Analysts have cut their 2024 oil price forecasts for a fifth consecutive month, citing weaker demand and uncertainty over OPEC’s plans, with prices expected to remain under pressure despite geopolitical risks, a Reuters poll found on Monday.
A Reuters poll of 41 analysts and economists conducted in the past two weeks projected Brent crude would average $81.52 per barrel in 2024, the lowest poll projection since February and down from $82.86 projected in August.
U.S. crude prices are expected to average $77.64, below last month’s forecast of $78.82.
“The recent weakness in oil prices is partly attributable to market concerns over how and when OPEC will return barrels to the market, alongside weaker Chinese demand indicators,” said Roger Read, Senior Energy Analyst at Wells Fargo.
Global oil demand is now expected to grow by 0.9 to 1.2 million barrels per day (mbpd) in 2024, down from previous estimates of 1 to 1.3 mbpd, as per the poll.
Both OPEC and the International Energy Agency (IEA) have cut their forecasts, citing slower Chinese demand, with OPEC reducing its 2024 oil demand growth outlook for the second time.
“Slower economic growth in major economies such as China and Europe, coupled with expectations of weak demand, are pushing prices down despite geopolitical uncertainty,” said Sehul Bhatt, Director of Research at CRISIL Market Intelligence and Analytics.
Most analysts believe that the war-related risk premium in oil prices has diminished due to plentiful supply, but some analysts said the premium could return if tensions escalate, particularly in the Middle East.
Florian Grunberger, senior analyst at data and analytics firm Kpler, said if hopes for a ceasefire (in Gaza) remain unfulfilled a higher risk premium for oil could return.
Oil prices surged past $90 a barrel in April, driven by Middle East tensions and OPEC+ supply cuts. But they have sharply reversed course, dipping below $70/bbl this month, as weak demand trends have led to an supply overhang.

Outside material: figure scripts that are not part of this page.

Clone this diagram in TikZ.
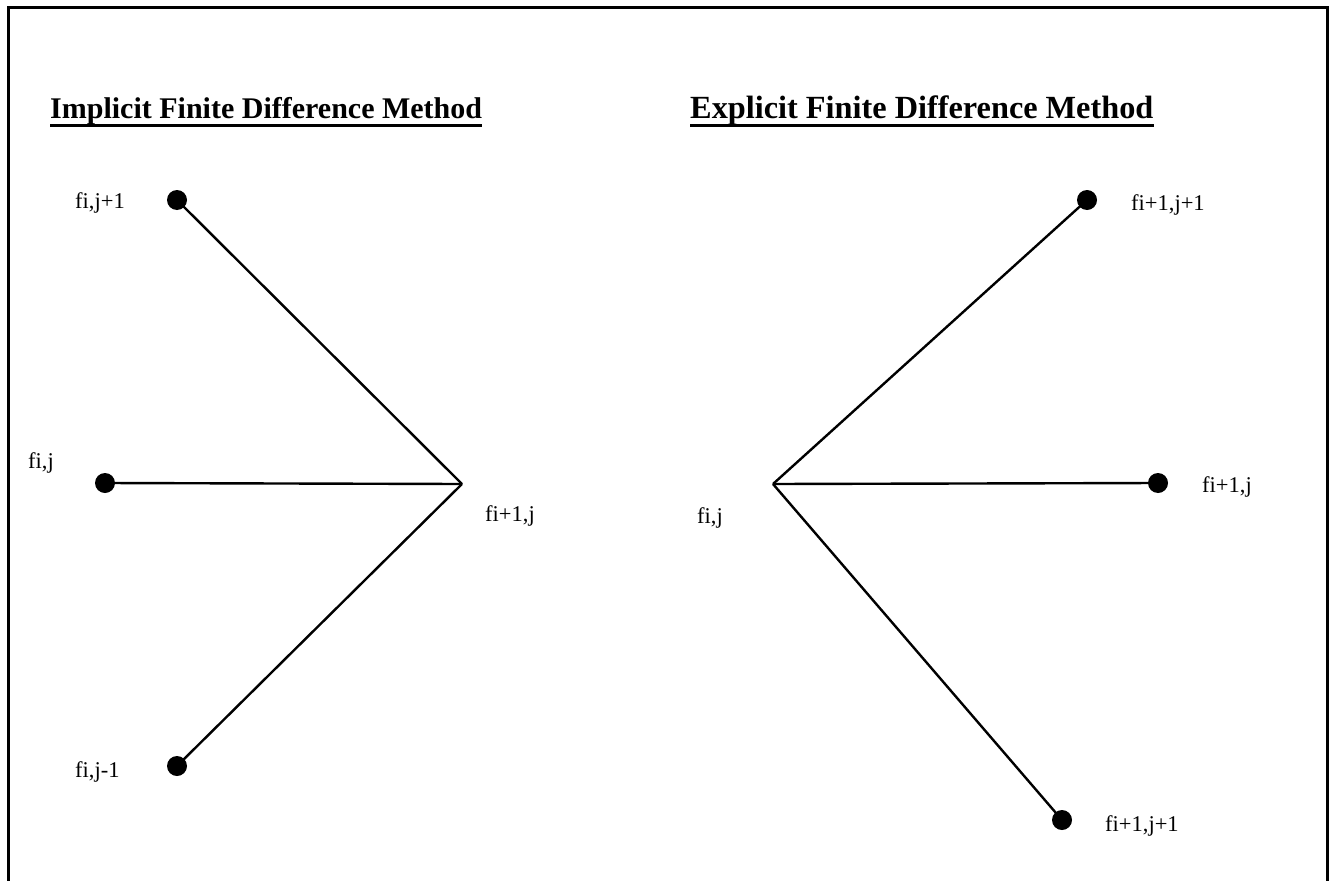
\documentclass[tikz,border=0pt]{standalone}
\usepackage{fontspec}
\setmainfont{Liberation Serif}
\begin{document}
\begin{tikzpicture}[x=1pt,y=-1pt,
  frame/.style={line width=3pt},
  conn/.style={line width=2.4pt},
  dotnode/.style={circle,fill=black,minimum size=20pt,inner sep=0pt},
  apex/.style={inner sep=0pt,minimum size=0pt},
  lbl/.style={inner sep=0pt,font=\fontsize{22.5}{24}\selectfont},
  ttl/.style={inner sep=0pt,anchor=base west,font=\bfseries\fontsize{30}{34}\selectfont},
  uline/.style={line width=3pt}]
\useasboundingbox (0,0) rectangle (1337,880);
% frame
\coordinate (fbl) at (8,890);
\coordinate (ftl) at (8,8);
\coordinate (ftr) at (1327,8);
\coordinate (fbr) at (1327,890);
\draw[frame] (fbl) -- (ftl) -- (ftr) -- (fbr);
% titles
\node[ttl] (t1) at (50,118) {Implicit Finite Difference Method};
\node[ttl,font=\bfseries\fontsize{32.3}{36}\selectfont] (t2) at (690,118) {Explicit Finite Difference Method};
\draw[uline] ([yshift=-7pt]t1.base west) -- ([yshift=-7pt]t1.base east);
\draw[uline] ([yshift=-7pt]t2.base west) -- ([yshift=-7pt]t2.base east);
% left diagram
\node[dotnode] (a1) at (177,200) {};
\node[dotnode] (a2) at (105,483) {};
\node[dotnode] (a3) at (177,766) {};
\node[apex] (a0) at (462,484) {};
\draw[conn] (a1.center) -- (a0.center);
\draw[conn] (a2.center) -- (a0.center);
\draw[conn] (a3.center) -- (a0.center);
\node[lbl,anchor=west] (la1) at (75,203) {fi,j+1};
\node[lbl,anchor=west] (la2) at (28,463) {fi,j};
\node[lbl,anchor=west] (la0) at (485,516) {fi+1,j};
\node[lbl,anchor=west] (la3) at (75,772) {fi,j-1};
% right diagram
\node[apex] (b0) at (773,484) {};
\node[dotnode] (b1) at (1087,200) {};
\node[dotnode] (b2) at (1158,483) {};
\node[dotnode] (b3) at (1062,820) {};
\draw[conn] (b0.center) -- (b1.center);
\draw[conn] (b0.center) -- (b2.center);
\draw[conn] (b0.center) -- (b3.center);
\node[lbl,anchor=west] (lb0) at (697,518) {fi,j};
\node[lbl,anchor=west] (lb1) at (1131,205) {fi+1,j+1};
\node[lbl,anchor=west] (lb2) at (1202,487) {fi+1,j};
\node[lbl,anchor=west] (lb3) at (1105,826) {fi+1,j+1};
\end{tikzpicture}
\end{document}
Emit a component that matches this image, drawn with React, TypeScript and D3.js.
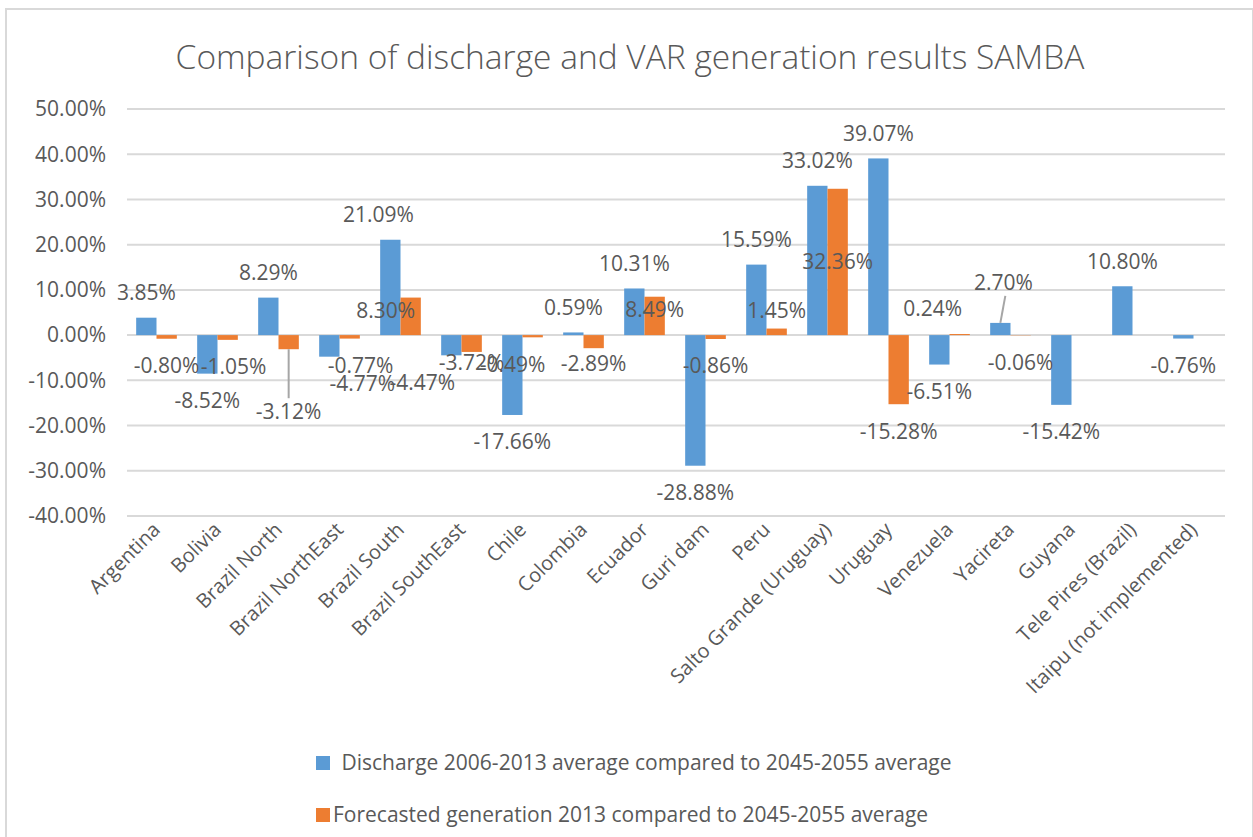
import React, { useRef, useEffect } from 'react';
import * as d3 from 'd3';

const categories = [
  'Argentina', 'Bolivia', 'Brazil North', 'Brazil NorthEast', 'Brazil South',
  'Brazil SouthEast', 'Chile', 'Colombia', 'Ecuador', 'Guri dam', 'Peru',
  'Salto Grande (Uruguay)', 'Uruguay', 'Venezuela', 'Yacireta', 'Guyana',
  'Tele Pires (Brazil)', 'Itaipu (not implemented)'
];

// discharge 2006-2013 vs 2045-2055 (%)
const discharge = [3.85, -8.52, 8.29, -4.77, 21.09, -4.47, -17.66, 0.59, 10.31,
  -28.88, 15.59, 33.02, 39.07, -6.51, 2.70, -15.42, 10.80, -0.76];

// forecasted generation 2013 vs 2045-2055 (%)
const generation = [-0.80, -1.05, -3.12, -0.77, 8.30, -3.72, -0.49, -2.89, 8.49,
  -0.86, 1.45, 32.36, -15.28, 0.24, -0.06, null, null, null];

const seriesNames = [
  ' Discharge 2006-2013 average compared to 2045-2055 average',
  'Forecasted generation 2013 compared to 2045-2055 average'
];

const yTicks = [50, 40, 30, 20, 10, 0, -10, -20, -30, -40];

const COLORS = ['#5b9bd5', '#ed7d31'];
const TEXT = '#595959';
const GRID = '#d9d9d9';
const FONT = '"Open Sans", sans-serif';

const pct = (v: number) => v.toFixed(2) + '%'; // plain hyphen like Excel

// labels that were dragged by hand in the original sheet
const nudges: Record<string, { dx?: number; dy?: number; leader?: boolean }> = {
  'd-3': { dx: 33 },
  'd-4': { dx: -12 },
  'd-5': { dx: -29 },
  'd-14': { dx: 3, dy: -15, leader: true },
  'g-1': { dx: 6 },
  'g-2': { dy: 35, leader: true },
  'g-3': { dx: 11 },
  'g-4': { dx: -25, dy: 38 },
  'g-5': { dy: -16 },
  'g-6': { dx: -20 },
  'g-7': { dy: -12 },
  'g-8': { dy: 38 },
  'g-10': { dy: 7 },
  'g-11': { dy: 98 },
  'g-13': { dx: -27 },
};

function App() {
  const ref = useRef<SVGSVGElement>(null);

  useEffect(() => {
    if (!ref.current) return;
    const W = 1253, H = 837;
    const svg = d3.select(ref.current);
    svg.selectAll('*').remove();

    svg.append('rect').attr('width', W).attr('height', H).attr('fill', '#fff');
    // chart border
    svg.append('rect')
      .attr('x', 6).attr('y', 9).attr('width', W - 6).attr('height', H)
      .attr('fill', 'none').attr('stroke', GRID).attr('stroke-width', 2);

    svg.append('text')
      .attr('x', 630).attr('y', 69)
      .attr('text-anchor', 'middle')
      .attr('font-family', FONT).attr('font-weight', 300)
      .attr('font-size', 33.5).attr('fill', TEXT)
      .text('Comparison of discharge and VAR generation results SAMBA');

    const x0 = d3.scaleBand<string>()
      .domain(categories)
      .range([126, 1224])
      .paddingInner(1 / 3)
      .paddingOuter(1 / 6);
    const x1 = d3.scaleBand<string>()
      .domain(['d', 'g'])
      .range([0, x0.bandwidth()]);
    const y = d3.scaleLinear().domain([-40, 50]).range([516, 109]);

    // gridlines + tick labels
    const grid = svg.append('g');
    grid.selectAll('line')
      .data(yTicks)
      .enter().append('line')
      .attr('x1', 127).attr('x2', 1225)
      .attr('y1', d => y(d)).attr('y2', d => y(d))
      .attr('stroke', GRID).attr('stroke-width', 2);
    grid.selectAll('text')
      .data(yTicks)
      .enter().append('text')
      .attr('x', 106).attr('y', d => y(d))
      .attr('dy', '0.35em')
      .attr('text-anchor', 'end')
      .attr('font-family', FONT).attr('font-size', 21).attr('fill', TEXT)
      .text(d => pct(d));

    const series = [
      { key: 'd', values: discharge },
      { key: 'g', values: generation },
    ];

    const bars = svg.append('g');
    series.forEach((s, si) => {
      const pts = s.values
        .map((v, i) => ({ v, c: categories[i], i }))
        .filter(p => p.v !== null) as { v: number; c: string; i: number }[];
      bars.selectAll(`.bar-${s.key}`)
        .data(pts)
        .enter().append('rect')
        .attr('class', `bar-${s.key}`)
        .attr('x', d => (x0(d.c) as number) + (x1(s.key) as number))
        .attr('width', x1.bandwidth())
        .attr('y', d => y(Math.max(0, d.v)))
        .attr('height', d => Math.abs(y(d.v) - y(0)))
        .attr('fill', COLORS[si]);
    });

    // data labels
    const labels = svg.append('g');
    series.forEach(s => {
      s.values.forEach((v, i) => {
        if (v === null) return;
        const cx = (x0(categories[i]) as number) + (x1(s.key) as number) + x1.bandwidth() / 2;
        const end = y(v);
        const n = nudges[`${s.key}-${i}`] || {};
        const lx = cx + (n.dx || 0);
        const ly = (v >= 0 ? end - 25 : end + 27) + (n.dy || 0);
        if (n.leader) {
          const ty = v >= 0 ? ly + 13 : ly - 13;
          labels.append('line')
            .attr('x1', cx).attr('y1', end)
            .attr('x2', v >= 0 ? cx + 5 : cx).attr('y2', ty)
            .attr('stroke', '#a6a6a6').attr('stroke-width', 2);
        }
        labels.append('text')
          .attr('x', lx).attr('y', ly)
          .attr('dy', '0.35em')
          .attr('text-anchor', 'middle')
          .attr('font-family', FONT).attr('font-size', 21).attr('fill', TEXT)
          .text(pct(v));
      });
    });

    // category labels
    svg.append('g').selectAll('text')
      .data(categories)
      .enter().append('text')
      .attr('transform', d => `translate(${(x0(d) as number) + x0.bandwidth() / 2},${526}) rotate(-45)`)
      .attr('text-anchor', 'end')
      .attr('dy', '0.35em')
      .attr('font-family', FONT).attr('font-size', 20).attr('fill', TEXT)
      .text(d => d);

    // legend
    const legend = svg.append('g');
    const legendPos = [{ sx: 316, y: 763, tx: 336 }, { sx: 316, y: 815, tx: 333 }];
    seriesNames.forEach((name, i) => {
      legend.append('rect')
        .attr('x', legendPos[i].sx).attr('y', legendPos[i].y - 7)
        .attr('width', 14).attr('height', 14)
        .attr('fill', COLORS[i]);
      legend.append('text')
        .attr('x', legendPos[i].tx).attr('y', legendPos[i].y)
        .attr('dy', '0.35em')
        .style('white-space', 'pre')
        .attr('font-family', FONT).attr('font-size', 21).attr('fill', TEXT)
        .text(name);
    });
  }, []);

  return (
    <div style={{ position: 'absolute', left: 0, top: 0 }}>
      <svg ref={ref} width={1253} height={837} style={{ display: 'block' }} />
    </div>
  );
}

export default App;
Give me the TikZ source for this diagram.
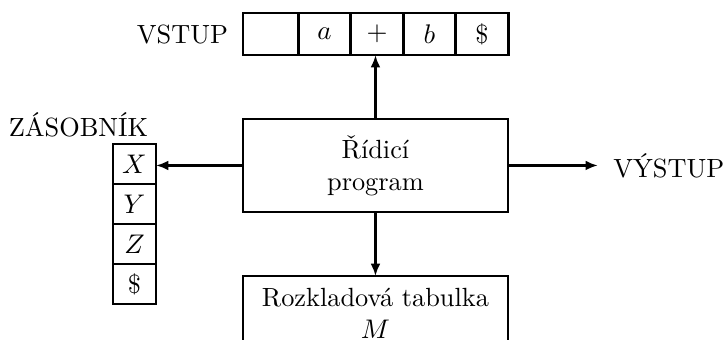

OPEC+ is still expected to move forward with a planned production increase in December, but output cuts are needed first to address overproduction by some members.
“We expect OPEC+ to go ahead with a production increase in December,” said Societe Generale commodity strategist Mike Haigh.
“However, given the disappointing demand outlook and rising OECD commercial stocks, the full cuts cannot be completely unwound as prices will begin to deteriorate.”
Currently, OPEC+ is cutting output by 5.86 million bpd, or about 5.7% of global demand. Earlier this month, the group delayed its plan to boost output after oil prices hit a nine-month low.